The Federal Trade Commission announced Tuesday that grocery delivery provider Instacart will pay $60 million in consumer refunds to settle allegations that the company engaged in deceptive business practices that harmed shoppers and increased grocery costs for Americans.
Under the proposed FTC order, Instacart must cease its deceptive practices and provide refunds to consumers who were charged for Instacart+ subscriptions without their express informed consent. The settlement addresses what regulators describe as a pattern of misleading tactics designed to extract additional fees from customers.
"Instacart misled consumers by advertising free delivery services—and then charging consumers to have groceries delivered—and failing to disclose to consumers that signed up for a free trial that they would be automatically enrolled into its subscription program," said Christopher Mufarrige, Director of the FTC's Bureau of Consumer Protection.
The FTC's investigation revealed multiple deceptive practices that allegedly cost consumers millions in hidden fees and unwanted charges. The agency's primary allegations center on Instacart's misleading advertising and subscription enrollment practices.
The most significant allegation involves Instacart's "free delivery" claims. According to the FTC, the company falsely advertised free delivery to consumers on their first orders while requiring customers to pay mandatory service fees to receive their groceries. These service fees added as much as 15% to order costs and were not clearly disclosed to consumers at the time of purchase.

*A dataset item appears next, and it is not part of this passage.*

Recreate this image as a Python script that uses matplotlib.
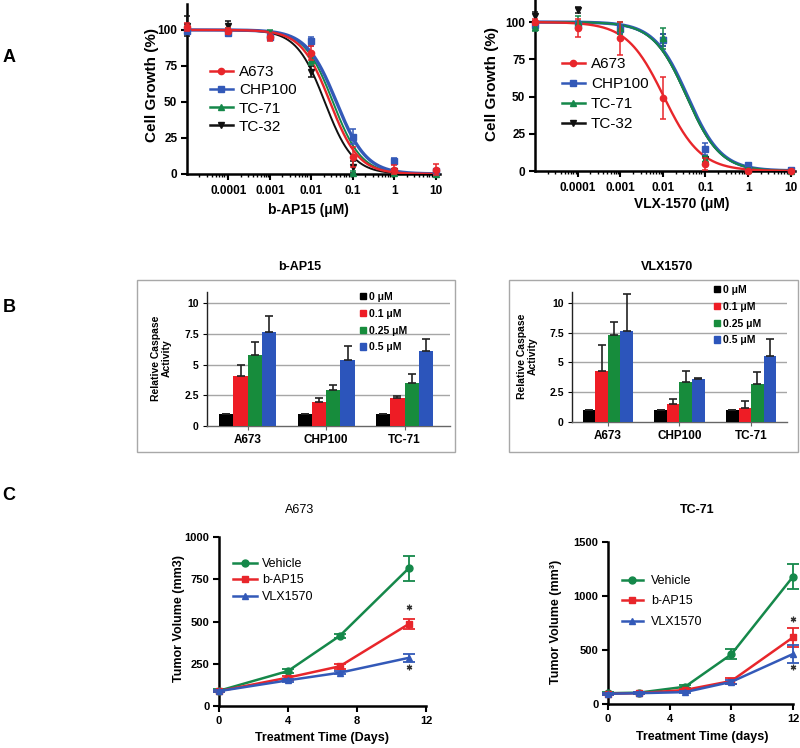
import numpy as np
import matplotlib
matplotlib.use("Agg")
import matplotlib.pyplot as plt
from matplotlib.transforms import Affine2D
from matplotlib.patches import Rectangle, Patch
from matplotlib.lines import Line2D
from matplotlib.ticker import FixedLocator, NullFormatter, LogLocator

plt.rcParams['font.family'] = ['Liberation Sans', 'DejaVu Sans']

# ---------------- data ----------------
# Panel A : cell growth (%) vs dose (uM); dose 0 drawn at left edge
dose_uM = [0, 1e-4, 1e-3, 1e-2, 1e-1, 1, 10]
dose_tick_labels = ['0.0001', '0.001', '0.01', '0.1', '1', '10']
cell_lines_A = ['A673', 'CHP100', 'TC-71', 'TC-32']

bap_A673 = [102, 99, 95, 84, 12, 3, 3]
bap_A673_sd = [3, 2, 3, 5, 7, 3, 4]
bap_CHP100 = [99, 98, 95, 92, 26, 9, 2]
bap_CHP100_sd = [1, 2, 2, 3, 5, 2, 1]
bap_TC71 = [100, 100, 98, 79, 1, 1, 0]
bap_TC71_sd = [1, 1, 2, 3, 1, 1, 1]
bap_TC32 = [103, 103, 95, 71, 5, 2, 0]
bap_TC32_sd = [7, 3, 2, 4, 4, 1, 1]
bap_ic50 = [0.028, 0.040, 0.033, 0.021]
bap_hill = [1.25, 1.2, 1.26, 1.27]

vlx_A673 = [100, 96, 89, 49, 5, 0, 0]
vlx_A673_sd = [2, 6, 11, 14, 4, 1, 1]
vlx_CHP100 = [98, 98, 95, 88, 15, 4, 1]
vlx_CHP100_sd = [2, 3, 3, 4, 4, 1, 1]
vlx_TC71 = [97, 100, 96, 89, 8, 1, 0]
vlx_TC71_sd = [3, 4, 4, 7, 2, 1, 1]
vlx_TC32 = [104, 108, 95, 88, 8, 1, 0]
vlx_TC32_sd = [3, 2, 2, 4, 2, 1, 1]
vlx_ic50 = [0.0105, 0.038, 0.036, 0.036]
vlx_hill = [1.0, 1.1, 1.1, 1.1]

# Panel B : relative caspase activity
groups_B = ['A673', 'CHP100', 'TC-71']
doses_B = ['0 μM', '0.1 μM', '0.25 μM', '0.5 μM']
bap_casp_0 = [1.0, 1.0, 1.0]
bap_casp_01 = [4.1, 1.95, 2.25]
bap_casp_025 = [5.8, 2.9, 3.5]
bap_casp_05 = [7.65, 5.4, 6.1]
bap_err_0 = [0, 0, 0]
bap_err_01 = [0.9, 0.3, 0.2]
bap_err_025 = [1.05, 0.4, 0.75]
bap_err_05 = [1.3, 1.1, 1.0]
vlx_casp_0 = [1.0, 1.0, 1.0]
vlx_casp_01 = [4.25, 1.5, 1.2]
vlx_casp_025 = [7.3, 3.36, 3.15]
vlx_casp_05 = [7.65, 3.6, 5.5]
vlx_err_0 = [0, 0, 0]
vlx_err_01 = [2.2, 0.4, 0.6]
vlx_err_025 = [1.05, 0.95, 1.05]
vlx_err_05 = [3.05, 0.1, 1.5]

# Panel C : tumour volume
treat_C = ['Vehicle', 'b-AP15', 'VLX1570']
days_a673 = [0, 4, 7, 11]
veh_a673 = [90, 207, 415, 815]
veh_a673_sd = [8, 10, 12, 75]
bap_a673 = [88, 168, 235, 485]
bap_a673_sd = [6, 12, 14, 32]
vlx_a673 = [88, 152, 197, 285]
vlx_a673_sd = [6, 8, 10, 22]

days_tc71 = [0, 2, 5, 8, 12]
veh_tc71 = [100, 105, 160, 460, 1179]
veh_tc71_sd = [10, 10, 15, 45, 115]
bap_tc71 = [95, 100, 130, 213, 617]
bap_tc71_sd = [8, 8, 10, 25, 90]
vlx_tc71 = [95, 100, 110, 205, 463]
vlx_tc71_sd = [8, 8, 10, 20, 80]

# ---------------- style ----------------
RED = '#e8262b'
BLUE = '#3359b8'
GREEN = '#15884a'
BLACK = '#111111'
BAR_COLORS = ['#000000', '#ee1c25', '#178c3c', '#2c55bb']

W, H = 800, 748
fig = plt.figure(figsize=(W / 100, H / 100), dpi=100)
PX = Affine2D().scale(1.0 / W, -1.0 / H).translate(0, 1) + fig.transFigure


def add_ax(l, t, r, b):
    return fig.add_axes([l / W, 1 - b / H, (r - l) / W, (b - t) / H])


def prism_axes(ax):
    for s in ['top', 'right']:
        ax.spines[s].set_visible(False)
    for s in ['left', 'bottom']:
        ax.spines[s].set_linewidth(1.8)
        ax.spines[s].set_color('black')
    ax.tick_params(which='major', direction='out', length=4, width=1.5,
                   colors='black', labelsize=8.5, pad=3)
    for lab in ax.get_xticklabels() + ax.get_yticklabels():
        lab.set_fontweight('bold')


def logistic(x, ic50, hill):
    return 100.0 / (1.0 + (x / ic50) ** hill)


ZERO_AT = 1e-5

# ---------------- Panel A ----------------
axA1 = add_ax(187, 4, 440, 174)
axA2 = add_ax(535, 0, 795, 171)
A_sets = [
    (axA1, [(bap_A673, bap_A673_sd), (bap_CHP100, bap_CHP100_sd), (bap_TC71, bap_TC71_sd),
            (bap_TC32, bap_TC32_sd)], bap_ic50, bap_hill, 'b-AP15 (μM)', 118,
     (159, 85), (308, 203), (210, 65), 0.28, [3, 2, 1, 0]),
    (axA2, [(vlx_A673, vlx_A673_sd), (vlx_CHP100, vlx_CHP100_sd), (vlx_TC71, vlx_TC71_sd),
            (vlx_TC32, vlx_TC32_sd)], vlx_ic50, vlx_hill, 'VLX-1570 (μM)', 114.8,
     (499, 84), (682, 197), (562, 57), 0.40, [3, 1, 2, 0]),
]
markers = ['o', 's', '^', 'v']
colors = [RED, BLUE, GREEN, BLACK]
lws = [1.7, 2.4, 1.4, 1.4]
for ax, series, ic50s, hills, xlabel, ytop, ylab, xlab, legxy, legsp, order in A_sets:
    ax.set_xscale('log')
    xs = [ZERO_AT if d == 0 else d for d in dose_uM]
    xc = np.logspace(-5, 1, 300)
    for k, i in enumerate(order):
        vals, sd = series[i]
        ax.plot(xc, logistic(xc, ic50s[i], hills[i]), color=colors[i], lw=lws[i], zorder=3 + k * 0.1)
        ax.errorbar(xs, vals, yerr=sd, fmt=markers[i], color=colors[i], ms=4.5,
                    capsize=2.5, elinewidth=1.1, capthick=1.1, zorder=4 + k * 0.1,
                    clip_on=False)
    handles = [Line2D([], [], color=colors[i], marker=markers[i], ms=4.5, lw=1.8) for i in range(4)]
    ax.set_xlim(1e-5, 10 ** 1.1)
    ax.set_ylim(0, ytop)
    ax.set_yticks([0, 25, 50, 75, 100])
    ax.xaxis.set_major_locator(FixedLocator([d for d in dose_uM if d > 0]))
    ax.set_xticklabels(dose_tick_labels)
    ax.xaxis.set_minor_locator(LogLocator(base=10, subs=np.arange(2, 10), numticks=20))
    ax.xaxis.set_minor_formatter(NullFormatter())
    prism_axes(ax)
    ax.tick_params(axis='x', which='minor', direction='out', length=2.5, width=1.0)
    ax.tick_params(axis='x', which='major', pad=4)
    ax.set_xlabel(xlabel, fontsize=10, fontweight='bold')
    ax.set_ylabel('Cell Growth (%)', fontsize=11, fontweight='bold')
    ax.yaxis.set_label_coords(ylab[0], ylab[1], transform=PX)
    ax.xaxis.set_label_coords(xlab[0], xlab[1], transform=PX)
    ax.legend(handles, cell_lines_A, loc='upper left', bbox_to_anchor=legxy,
              bbox_transform=PX, frameon=False, fontsize=11, handlelength=1.5,
              handletextpad=0.4, labelspacing=legsp, borderpad=0, borderaxespad=0)

# ---------------- Panel B ----------------
fig.add_artist(Rectangle((137 / W, 1 - 452 / H), (455 - 137) / W, (452 - 280) / H,
                         transform=fig.transFigure, fill=False, ec='#a8a8a8', lw=1))
fig.add_artist(Rectangle((509 / W, 1 - 452 / H), (798 - 509) / W, (452 - 280) / H,
                         transform=fig.transFigure, fill=False, ec='#a8a8a8', lw=1))

B_sets = [
    ((207, 292, 450, 426), (-0.52, 2.58), 0.182, 'b-AP15', (300, 267),
     [bap_casp_0, bap_casp_01, bap_casp_025, bap_casp_05],
     [bap_err_0, bap_err_01, bap_err_025, bap_err_05], (172, 358), (360, 292)),
    ((572, 292, 787, 422), (-0.5, 2.5), 0.175, 'VLX1570', (667, 267),
     [vlx_casp_0, vlx_casp_01, vlx_casp_025, vlx_casp_05],
     [vlx_err_0, vlx_err_01, vlx_err_025, vlx_err_05], (538, 356), (714, 285)),
]
for rect, xl, bw, title, tpos, vals, errs, ylab, legxy in B_sets:
    ax = add_ax(*rect)
    x = np.arange(len(groups_B))
    for j in range(4):
        ax.bar(x + (j - 1.5) * bw, vals[j], bw, color=BAR_COLORS[j], zorder=3,
               yerr=[[0] * len(groups_B), errs[j]], ecolor='#222222',
               error_kw=dict(elinewidth=1.2, capsize=3, capthick=1.2))
    ax.set_xlim(*xl)
    ax.set_ylim(0, 10.9)
    ax.set_yticks([0, 2.5, 5, 7.5, 10])
    ax.set_yticklabels(['0', '2.5', '5', '7.5', '10'])
    ax.set_xticks(x)
    ax.set_xticklabels(groups_B)
    for yv in [2.5, 5, 7.5, 10]:
        ax.axhline(yv, color='#a6a6a6', lw=1, zorder=1)
    for s in ['top', 'right']:
        ax.spines[s].set_visible(False)
    ax.spines['left'].set_color('#222222')
    ax.spines['left'].set_linewidth(1.0)
    ax.spines['bottom'].set_color('#666666')
    ax.spines['bottom'].set_linewidth(1.0)
    ax.tick_params(axis='y', direction='out', length=3, width=0.8, labelsize=7.5, pad=3)
    ax.tick_params(axis='x', direction='out', length=3, width=0.8, labelsize=8.5, pad=3,
                   color='#666666')
    for lab in ax.get_xticklabels() + ax.get_yticklabels():
        lab.set_fontweight('bold')
    ax.set_ylabel('Relative Caspase\nActivity', fontsize=7.5, fontweight='bold',
                  linespacing=1.1)
    ax.yaxis.set_label_coords(ylab[0], ylab[1], transform=PX)
    fig.text(tpos[0] / W, 1 - tpos[1] / H, title, ha='center', va='center',
             fontsize=9, fontweight='bold')
    hnd = [Patch(color=BAR_COLORS[j]) for j in range(4)]
    leg = ax.legend(hnd, doses_B, loc='upper left', bbox_to_anchor=legxy, bbox_transform=PX,
                    frameon=False, fontsize=7.5, handlelength=0.55, handleheight=0.55,
                    handletextpad=0.3, labelspacing=0.65, borderpad=0, borderaxespad=0)
    for t in leg.get_texts():
        t.set_fontweight('bold')

# ---------------- Panel C ----------------
C_sets = [
    ((219, 537, 426, 706), days_a673,
     [(veh_a673, veh_a673_sd), (bap_a673, bap_a673_sd), (vlx_a673, vlx_a673_sd)],
     1000, [0, 250, 500, 750, 1000], 'A673', 'normal', (300, 510),
     'Treatment Time (Days)', (322, 732), 'Tumor Volume (mm3)', (185, 619),
     (233, 558), 0.36, 1.9, 0.4, 12, 5),
    ((608, 542, 793, 704), days_tc71,
     [(veh_tc71, veh_tc71_sd), (bap_tc71, bap_tc71_sd), (vlx_tc71, vlx_tc71_sd)],
     1500, [0, 500, 1000, 1500], 'TC-71', 'bold', (697, 510),
     'Treatment Time (days)', (702, 731), 'Tumor Volume (mm³)', (562, 622),
     (622, 575), 0.68, 1.65, 0.7, 9, 4),
]
c_colors = [GREEN, RED, BLUE]
c_markers = ['o', 's', '^']
for (rect, days, series, ymax, yt, title, tw, tpos, xlab, xlpos, ylab, ylpos,
     legxy, legsp, hl, htp, star_up, star_dn) in C_sets:
    ax = add_ax(*rect)
    for i, (v, sd) in enumerate(series):
        ax.errorbar(days, v, yerr=sd, color=c_colors[i], marker=c_markers[i], ms=5,
                    lw=1.8, elinewidth=1.3, capsize=4, capthick=1.3, zorder=3 + i,
                    clip_on=False)
    ax.set_xlim(0, 12)
    ax.set_ylim(0, ymax)
    # significance marks at final time point (above b-AP15, below VLX1570)
    bv, bsd = series[1]
    vv, vsd = series[2]
    up_disp = ax.transData.transform((days[-1], bv[-1] + bsd[-1]))
    dn_disp = ax.transData.transform((days[-1], vv[-1] - vsd[-1]))
    inv = ax.transData.inverted()
    p_up = inv.transform((up_disp[0], up_disp[1] + star_up))
    p_dn = inv.transform((dn_disp[0], dn_disp[1] - star_dn))
    ax.plot([p_up[0], p_dn[0]], [p_up[1], p_dn[1]], ls='none', marker=(6, 2, 0), ms=4,
            mew=0.9, color='#333333', clip_on=False, zorder=6)
    ax.set_xticks([0, 4, 8, 12])
    ax.set_yticks(yt)
    prism_axes(ax)
    ax.tick_params(labelsize=8)
    ax.set_xlabel(xlab, fontsize=9, fontweight='bold')
    ax.set_ylabel(ylab, fontsize=9, fontweight='bold')
    ax.xaxis.set_label_coords(xlpos[0], xlpos[1], transform=PX)
    ax.yaxis.set_label_coords(ylpos[0], ylpos[1], transform=PX)
    fig.text(tpos[0] / W, 1 - tpos[1] / H, title, ha='center', va='center',
             fontsize=9, fontweight=tw)
    hnd = [Line2D([], [], color=c_colors[i], marker=c_markers[i], ms=5, lw=1.8) for i in range(3)]
    ax.legend(hnd, treat_C, loc='upper left', bbox_to_anchor=legxy, bbox_transform=PX,
              frameon=False, fontsize=9, handlelength=hl, handletextpad=htp,
              labelspacing=legsp, borderpad=0, borderaxespad=0)

# panel letters
for letter, (lx, ly) in zip(['A', 'B', 'C'], [(9, 58), (9, 308), (9, 496)]):
    fig.text(lx / W, 1 - ly / H, letter, ha='center', va='center', fontsize=13,
             fontweight='bold')

fig.savefig('out.png', dpi=100, facecolor='white')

The FTC also challenged Instacart's "100% satisfaction guarantee" marketing, which implied customers would receive full refunds when not fully satisfied with their service. In practice, consumers who experienced late deliveries or unprofessional service typically received only small credits toward future orders rather than full refunds. The company allegedly hid the refund option from its self-service menu, leading many customers to believe they could only receive credits rather than monetary refunds.
Additionally, the FTC found that Instacart's Instacart+ membership enrollment process failed to adequately disclose key terms. Consumers signing up for free trials were not clearly informed they would be automatically charged for paid memberships at the trial's end. The company also failed to properly disclose its restrictive refund policy for subscription services.
As a result of these practices, many consumers were charged for paid memberships without providing express informed consent, according to the FTC's complaint.
"The FTC is focused on monitoring online delivery services to ensure that competitors are transparently competing on price and delivery terms," Mufarrige said, signaling the agency's broader scrutiny of the rapidly growing online delivery sector.
The $60 million settlement represents one of the larger consumer protection actions against a major delivery platform. The refund program will specifically target consumers who were improperly charged for Instacart+ memberships without their clear consent.
Under the proposed order, Instacart must implement new disclosure requirements for its advertising and subscription practices. The company will be required to clearly communicate all mandatory fees associated with delivery services and provide transparent information about subscription auto-renewal terms.
The settlement comes as federal regulators have increased oversight of online platforms and subscription services. The FTC has pursued similar cases against other technology companies for allegedly deceptive subscription practices and hidden fees.
For consumers, the settlement means those who were automatically enrolled in Instacart+ without proper consent should receive refunds as part of the $60 million fund. The FTC will oversee the refund distribution process to ensure eligible consumers receive appropriate compensation.
The grocery delivery market has experienced explosive growth, particularly during the COVID-19 pandemic, as consumers increasingly relied on online services for essential shopping. This growth has also attracted increased regulatory attention as agencies examine whether companies are taking advantage of consumers through deceptive practices.
Instacart's agreement to the settlement does not constitute an admission of wrongdoing, following standard practice in FTC enforcement actions. However, the company must comply with all terms of the proposed order, which is subject to public comment before final approval.
The case highlights ongoing tensions between rapidly growing technology platforms and consumer protection regulators who are working to ensure traditional advertising and billing standards apply in digital marketplaces. As online delivery services continue to expand, the FTC's action against Instacart may serve as a template for addressing similar practices across the industry.
Consumers affected by Instacart's allegedly deceptive practices will receive notification about the refund process once the FTC finalizes the settlement terms and begins distribution of the $60 million fund.